Eu fico realmente incomodado quando vejo pessoas inteligentes e
supostamente esclarecidas tentando defender que o petrolão é a mesma
coisa que o aeroporto (vai, faz por pista de pouso!) de Cláudio, que é
necessário um “marco regulatório” para a imprensa, que é dominada pela
“direita”, que a economia está ruim por conta da crise mundial, que o
voto em Dilma é “progressista” e que o voto em Aécio é “conservador” ou
“reacionário”.
O “mensalão”, como agora o “petrolão”, têm uma importância crucial
neste país. Obviamente, não é a corrupção “comum”, para fazer mais rico o
Paulinho, amigo do Lula e convidado do casamento da filha da Dilma. Não
é uma empresa comprando a fábrica de videogames do filho do Lula por
vários milhões,para depois deixá-la falir. Não, o objetivo dos desvios
em uma companhia aberta de economia mista, em que recentemente os
trabalhadores foram chamados a investir com o saldo dos seus FGTS é um
só: fazer caixa para o partido e para as campanhas eleitorais e
corromper parlamentares e governadores (inclusive, aparentemente, do
PSDB) para que ajam como o governo quer. Isso é muito, mas muito mais
grave do que o Paulinho ficar rico às nossas custas! Isso é um projeto
de tomada e manutenção do poder por um grupo e só não vê quem não quer!
Isso é corroer as instituições do país para manutenção de um grupo no
poder. Só isso, por si só, seria motivo para a Dilma não ter nenhum voto
“esclarecido” e para a população, desta vez com muito mais razão, ir às
ruas protestar.
Um partido que teve sua cúpula julgada e condenada pela mais alta
corte do país e que, logo depois se vê envolvido em outro escândalo de
ainda maior monta, agora de desvio de recursos da maior empresa do país
para o mesmo fim não poderia receber um voto “esclarecido” sequer! A
menos que sejam daqueles que coadunam da idéia de que os meios
justificam os fins e que vale tudo para chegar ao nirvana da esquerda
(que coisa mais antiga isso, de direita e esquerda…).
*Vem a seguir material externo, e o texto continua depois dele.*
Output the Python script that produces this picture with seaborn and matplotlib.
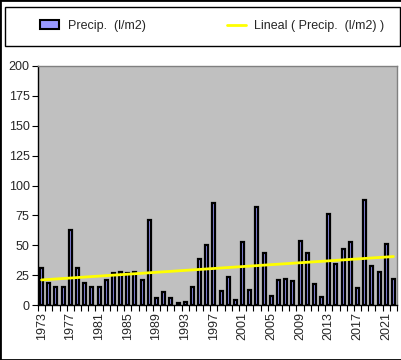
import numpy as np
import pandas as pd
import matplotlib
matplotlib.use('Agg')
import matplotlib.pyplot as plt
import seaborn as sns
from matplotlib.patches import Patch, Rectangle
from matplotlib.lines import Line2D

# Data
years = list(range(1973, 2023))
precip = [31.2, 18.7, 15.4, 15.4, 62.9, 31.2, 18.7, 15.4, 15.4, 21.2,
          27.0, 27.9, 27.0, 27.9, 21.2, 71.2, 6.2, 11.2, 6.2, 1.4,
          2.3, 15.4, 38.7, 50.4, 85.4, 12.1, 23.7, 4.6, 52.9, 12.9,
          82.1, 43.7, 7.9, 21.2, 22.1, 20.4, 53.7, 43.7, 17.9, 7.1,
          76.2, 34.6, 47.1, 52.9, 14.6, 87.9, 32.9, 27.9, 51.2, 22.1]
label_years = [1973, 1977, 1981, 1985, 1989, 1993, 1997, 2001, 2005,
               2009, 2013, 2017, 2021]
yticks = [0, 25, 50, 75, 100, 125, 150, 175, 200]
labels = ['Precip.  (l/m2)', 'Lineal ( Precip.  (l/m2) )']

sns.set_style('white')
plt.rcParams['font.family'] = ['Liberation Sans', 'DejaVu Sans']

df = pd.DataFrame({'year': [str(y) for y in years], 'precip': precip})

fig = plt.figure(figsize=(4.02, 3.6), dpi=100)
ax = fig.add_axes([38 / 402, 55 / 360, 359 / 402, 239 / 360])
ax.set_facecolor('#C0C0C0')

sns.barplot(data=df, x='year', y='precip', color='#9999FF', saturation=1,
            edgecolor='black', linewidth=1.6, width=0.42, ax=ax)

# linear trend line
sns.regplot(x=np.arange(len(precip)), y=precip, scatter=False, ci=None,
            truncate=True, color='#FFFF00', line_kws={'linewidth': 2}, ax=ax)

ax.set_xlim(-0.5, len(years) - 0.5)
ax.set_ylim(0, 200)
ax.set_xlabel('')
ax.set_ylabel('')

ax.set_xticks([years.index(y) for y in label_years])
ax.set_xticklabels([str(y) for y in label_years], rotation=90, fontsize=9)
ax.set_xticks(np.arange(-0.5, len(years), 1), minor=True)
ax.tick_params(axis='x', which='major', bottom=True, length=0, pad=5)
ax.tick_params(axis='x', which='minor', bottom=True, length=4, width=0.8,
               color='black', direction='out')
ax.set_yticks(yticks)
ax.set_yticklabels([str(v) for v in yticks], fontsize=9)
ax.tick_params(axis='y', left=True, length=4, width=0.8, color='black',
               direction='out', pad=2)

for s in ['left', 'bottom']:
    ax.spines[s].set_color('black')
    ax.spines[s].set_linewidth(1)
for s in ['top', 'right']:
    ax.spines[s].set_color('#808080')
    ax.spines[s].set_linewidth(1)

handles = [Patch(facecolor='#9999FF', edgecolor='black', linewidth=1.5),
           Line2D([0], [0], color='#FFFF00', lw=2)]
fig.legend(handles, labels, loc='center', bbox_to_anchor=(0.528, 0.928),
           ncol=2, frameon=False, fontsize=9, handlelength=1.5,
           handleheight=0.7, handletextpad=0.7, columnspacing=6.5)

fig.add_artist(Rectangle((5 / 402, 1 - 46 / 360), 395 / 402, 39 / 360,
                         transform=fig.transFigure, fill=False,
                         edgecolor='black', linewidth=1))
fig.add_artist(Rectangle((0, 0), 1, 1, transform=fig.transFigure,
                         fill=False, edgecolor='black', linewidth=2))

fig.savefig('out.png', dpi=100)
A pista de pouso (sim, porque chamar de aeroporto é até engraçado)
de Cláudio chega a ser pueril neste contexto. Pode-se discutir se
Cláudio comporta ou não uma pista de pouso de R$ 18 milhões e se o Aécio
se beneficia ao pousar lá quando vai para a fazenda da família. Talvez
não devesse mesmo ter sido construída.
Mas só o Paulinho está devolvendo aos cofres públicos R$ 70 milhões, meu
Deus! Isso para não falar dos bilhões que foram parar (segundo o
Paulinho) nos cofres do partido. Comparar uma coisa com a outra é
desonestidade intelectual.
Quem elegeu o Paulinho? O acionista controlador, leia-se, a União.
Quem era o Presidente do Conselho de Administração na gestão do
Paulinho? A atual Presidente da República. Qual é uma das funções do
Conselho de Administração? Fiscalizar a gestão dos diretores. Como o
Paulinho foi demitido? Ele renunciou e recebeu do acionista controlador
agradecimentos penhorados pelos “relevantes serviços prestados”. Cadê a
nossa “gerenta”? Ela não sabia? Nunca ficou sabendo que o Paulinho dava
dinheiro para o partido dela e para a campanha dela e para comprar apoio
para ela? Alguém acredita nisso? Alguém acredita que foi ela que
“mandou investigar”? Alguém acha que as combinações de perguntas e
respostas na CPI da Petrobrás não é um ataque às nossas instituições e
que a “gerentona”, de novo, não sabia que um funcionário do Planalto
participou disso?
Agora, se querem comparar o aeródromo de Cláudio com alguma coisa,
quer uma comparação que faz sentido? O financiamento à construção do
aeroporto de Havana, do metrô de Caracas ou do porto de Mariel. Porque
cargas d’água um país que tem o déficit de infra-estrutura que nós temos
está financiando a construção de infra-estrutura em outros países? Ah, é
para a exportação de serviços das empreiteiras brasileiras e criação de
empregos no Brasil, diz a Dilma, são elas que estão sendo financiadas,
não o Governo dos países “amigos” (amigos de quem, cara pálida?).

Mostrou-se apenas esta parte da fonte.